--- Exercise brief ---
Line by line, repeat the data below exactly, beginning at the first line and ending at the line with "15.5, 13.2]". Omit pictures.
* START Given data *
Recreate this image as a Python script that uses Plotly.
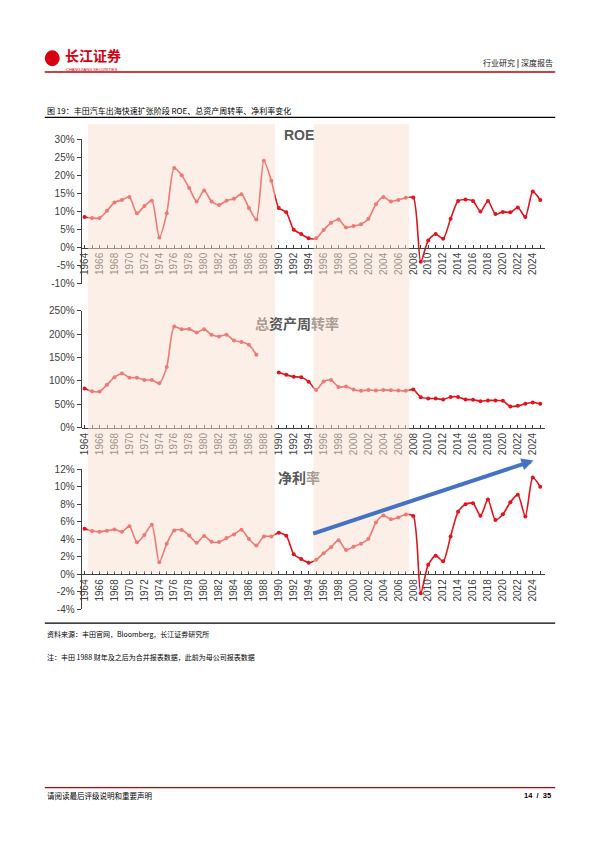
import plotly.graph_objects as go

W, H = 595, 841

# ==========================================
# Dados
# ==========================================
years = list(range(1964, 2026))

roe = [8.5, 8.2, 8.2, 10.2, 12.5, 13.2, 14.0, 9.5, 11.5, 13.0,
       2.8, 9.5, 22.0, 20.0, 16.5, 12.8, 15.8, 12.8, 11.8, 13.0,
       13.5, 14.8, 11.0, 7.8, 24.0, 18.5, 11.0, 9.8, 5.0, 3.8,
       2.6, 2.6, 4.9, 6.9, 7.8, 5.6, 6.0, 6.5, 8.0, 12.0,
       14.0, 12.8, 13.2, 13.8, 13.9, -3.9, 2.0, 3.8, 2.5, 8.0,
       12.9, 13.3, 12.9, 10.0, 12.9, 9.3, 9.9, 9.8, 11.1, 8.5,
       15.5, 13.2]

turnover = [83.8, 78, 77.5, 92, 108, 116, 107, 107, 102, 102,
            95, 130, 216, 210, 211, 203.5, 210, 198.6, 195, 198.6,
            186, 183, 177, 156, None, None, 118, 113, 109, 108,
            98.6, 81, 99, 102, 87, 88, 82, 79, 81, 79.6,
            81, 80, 79.6, 79, 82, 65.5, 62.7, 62.7, 60.6, 66,
            66, 60.6, 60, 57, 58.5, 58.5, 57.7, 45.8, 47, 51.4,
            54, 51.4]

net_margin = [5.2, 4.94, 4.86, 4.97, 5.13, 4.86, 5.5, 3.65, 4.5, 5.66,
              1.37, 3.5, 5.0, 5.05, 4.44, 3.6, 4.37, 3.72, 3.68, 4.14,
              4.56, 5.09, 4.03, 3.3, 4.33, 4.33, 4.75, 4.4, 2.3, 1.75,
              1.33, 1.65, 2.4, 3.1, 3.9, 2.77, 3.15, 3.5, 4.06, 5.92,
              6.72, 6.3, 6.5, 6.84, 6.65, -2.16, 1.1, 2.13, 1.48, 4.33,
              7.14, 8.0, 8.13, 6.68, 8.55, 6.2, 6.87, 8.24, 9.1, 6.6,
              11.05, 10.0]

tick_text = [str(y) if y % 2 == 0 else "" for y in years]

roe_ticks = [-10, -5, 0, 5, 10, 15, 20, 25, 30]
turnover_ticks = [0, 50, 100, 150, 200, 250]
margin_ticks = [-4, -2, 0, 2, 4, 6, 8, 10, 12]

# fases de expansão (sombreado)
phases = [(1964.45, 1989.5), (1994.65, 2007.45)]
# seta de tendência do 净利率
arrow_from = (1994.4, 4.6)
arrow_to = (2024.1, 13.0)

RED = "#E3121B"
AXIS = "#404040"
CJK = "Noto Sans CJK SC"
LAT = "Liberation Sans"


def py(px):
    return 1 - px / H


def px_x(px):
    return px / W


X_RANGE = [1963.6, 2025.67]
X_DOM = [px_x(79), px_x(545)]

# painéis: (valores, ticks y, topo px, base px)
panels = [
    (roe, roe_ticks, 135, 282),
    (turnover, turnover_ticks, 309, 428),
    (net_margin, margin_ticks, 470, 612),
]

fig = go.Figure()
layout = dict(
    width=W, height=H,
    margin=dict(l=0, r=0, t=0, b=0),
    paper_bgcolor="white", plot_bgcolor="rgba(0,0,0,0)",
    showlegend=False,
    font=dict(family=LAT, color=AXIS),
)

for i, (vals, yt, top, bot) in enumerate(panels, start=1):
    sfx = "" if i == 1 else str(i)
    yr = [yt[0], yt[-1]]
    fig.add_trace(go.Scatter(
        x=years, y=vals,
        xaxis="x" + sfx, yaxis="y" + sfx,
        mode="lines+markers",
        line=dict(color=RED, width=1.6, shape="spline", smoothing=0.7),
        marker=dict(color=RED, size=4),
        connectgaps=False,
        hoverinfo="x+y",
    ))
    dom = [py(bot), py(top)]
    zero_pos = dom[0] + (0 - yr[0]) / (yr[1] - yr[0]) * (dom[1] - dom[0])
    layout["xaxis" + sfx] = dict(
        domain=X_DOM, range=X_RANGE, anchor="free", position=zero_pos,
        showline=True, linecolor=AXIS, linewidth=1,
        showgrid=False, zeroline=False,
        tickmode="array", tickvals=years, ticktext=tick_text,
        ticks="inside", ticklen=3, tickcolor=AXIS,
        tickangle=-90, tickfont=dict(size=10, color=AXIS, family=LAT),
    )
    layout["yaxis" + sfx] = dict(
        domain=dom, range=yr, anchor="x" + sfx,
        tickmode="array", tickvals=yt, ticktext=[f"{v}%" for v in yt],
        showline=True, linecolor=AXIS, linewidth=1,
        showgrid=False, zeroline=False,
        ticks="outside", ticklen=4, tickcolor=AXIS,
        tickfont=dict(size=10, color=AXIS, family=LAT),
    )

shapes = []
for x0, x1 in phases:
    shapes.append(dict(
        type="rect", xref="x", yref="paper",
        x0=x0, x1=x1, y0=py(575), y1=py(120),
        fillcolor="rgba(249,223,207,0.5)", line=dict(width=0), layer="above",
    ))

# cabeçalho / rodapé
shapes += [
    dict(type="line", xref="paper", yref="paper", x0=px_x(42), x1=px_x(555),
         y0=py(67), y1=py(67), line=dict(color="#C00000", width=1.5)),
    dict(type="line", xref="paper", yref="paper", x0=px_x(42), x1=px_x(555),
         y0=py(113), y1=py(113), line=dict(color="black", width=1.3)),
    dict(type="line", xref="paper", yref="paper", x0=px_x(42), x1=px_x(555),
         y0=py(626), y1=py(626), line=dict(color="black", width=1.3)),
    dict(type="line", xref="paper", yref="paper", x0=px_x(42), x1=px_x(555),
         y0=py(793), y1=py(793), line=dict(color="#C00000", width=1.2)),
    dict(type="circle", xref="paper", yref="paper", x0=px_x(42), x1=px_x(57),
         y0=py(61), y1=py(45), fillcolor="#D7000F", line=dict(width=0)),
]
layout["shapes"] = shapes

GRAY = "#595959"
LIGHT = "#A99C94"
annotations = [
    dict(text="<b>ROE</b>", x=px_x(297), y=py(131), font=dict(size=14, color=GRAY, family=LAT)),
    dict(text=f"<b><span style='color:{LIGHT}'>总</span>资产周<span style='color:{LIGHT}'>转率</span></b>",
         x=px_x(295), y=py(322), font=dict(size=14, color=GRAY, family=CJK)),
    dict(text=f"<b>净利<span style='color:{LIGHT}'>率</span></b>",
         x=px_x(298), y=py(478), font=dict(size=14, color=GRAY, family=CJK)),
    dict(text="<b>长江证券</b>", x=px_x(60), y=py(50), xanchor="left",
         font=dict(size=14, color="#D7000F", family=CJK)),
    dict(text="CHANGJIANG SECURITIES", x=px_x(61), y=py(64), xanchor="left",
         font=dict(size=4, color="#D7000F", family=LAT)),
    dict(text="行业研究 <b>|</b> 深度报告", x=px_x(555), y=py(58), xanchor="right",
         font=dict(size=8, color="#222222", family=CJK)),
    dict(text="图 19：丰田汽车出海快速扩张阶段 ROE、总资产周转率、净利率变化",
         x=px_x(42), y=py(106), xanchor="left", font=dict(size=8, color="black", family=CJK)),
    dict(text="资料来源：丰田官网，Bloomberg，长江证券研究所",
         x=px_x(42), y=py(637), xanchor="left", font=dict(size=7, color="black", family=CJK)),
    dict(text="注：丰田 1988 财年及之后为合并报表数据，此前为母公司报表数据",
         x=px_x(42), y=py(660), xanchor="left", font=dict(size=7, color="black", family=CJK)),
    dict(text="请阅读最后评级说明和重要声明", x=px_x(42), y=py(801), xanchor="left",
         font=dict(size=7.5, color="black", family=CJK)),
    dict(text="<b>14  /  35</b>", x=px_x(553), y=py(801), xanchor="right",
         font=dict(size=7.5, color="black", family=LAT)),
]
for a in annotations:
    a.update(xref="paper", yref="paper", showarrow=False)
    a.setdefault("xanchor", "center")
    a.setdefault("yanchor", "middle")

annotations.append(dict(
    x=arrow_to[0], y=arrow_to[1], ax=arrow_from[0], ay=arrow_from[1],
    xref="x3", yref="y3", axref="x3", ayref="y3",
    text="", showarrow=True, arrowhead=2, arrowsize=0.6, arrowwidth=4,
    arrowcolor="#4472C4",
))
layout["annotations"] = annotations

fig.update_layout(**layout)
fig.write_html(
    "out.html",
    config={"displayModeBar": False},
    post_script="document.body.style.margin='0';document.body.style.overflow='hidden';",
)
* END Given data *
--- Result ---
Recreate this image as a Python script that uses Plotly.
import plotly.graph_objects as go

W, H = 595, 841

# ==========================================
# Dados
# ==========================================
years = list(range(1964, 2026))

roe = [8.5, 8.2, 8.2, 10.2, 12.5, 13.2, 14.0, 9.5, 11.5, 13.0,
       2.8, 9.5, 22.0, 20.0, 16.5, 12.8, 15.8, 12.8, 11.8, 13.0,
       13.5, 14.8, 11.0, 7.8, 24.0, 18.5, 11.0, 9.8, 5.0, 3.8,
       2.6, 2.6, 4.9, 6.9, 7.8, 5.6, 6.0, 6.5, 8.0, 12.0,
       14.0, 12.8, 13.2, 13.8, 13.9, -3.9, 2.0, 3.8, 2.5, 8.0,
       12.9, 13.3, 12.9, 10.0, 12.9, 9.3, 9.9, 9.8, 11.1, 8.5,
       15.5, 13.2]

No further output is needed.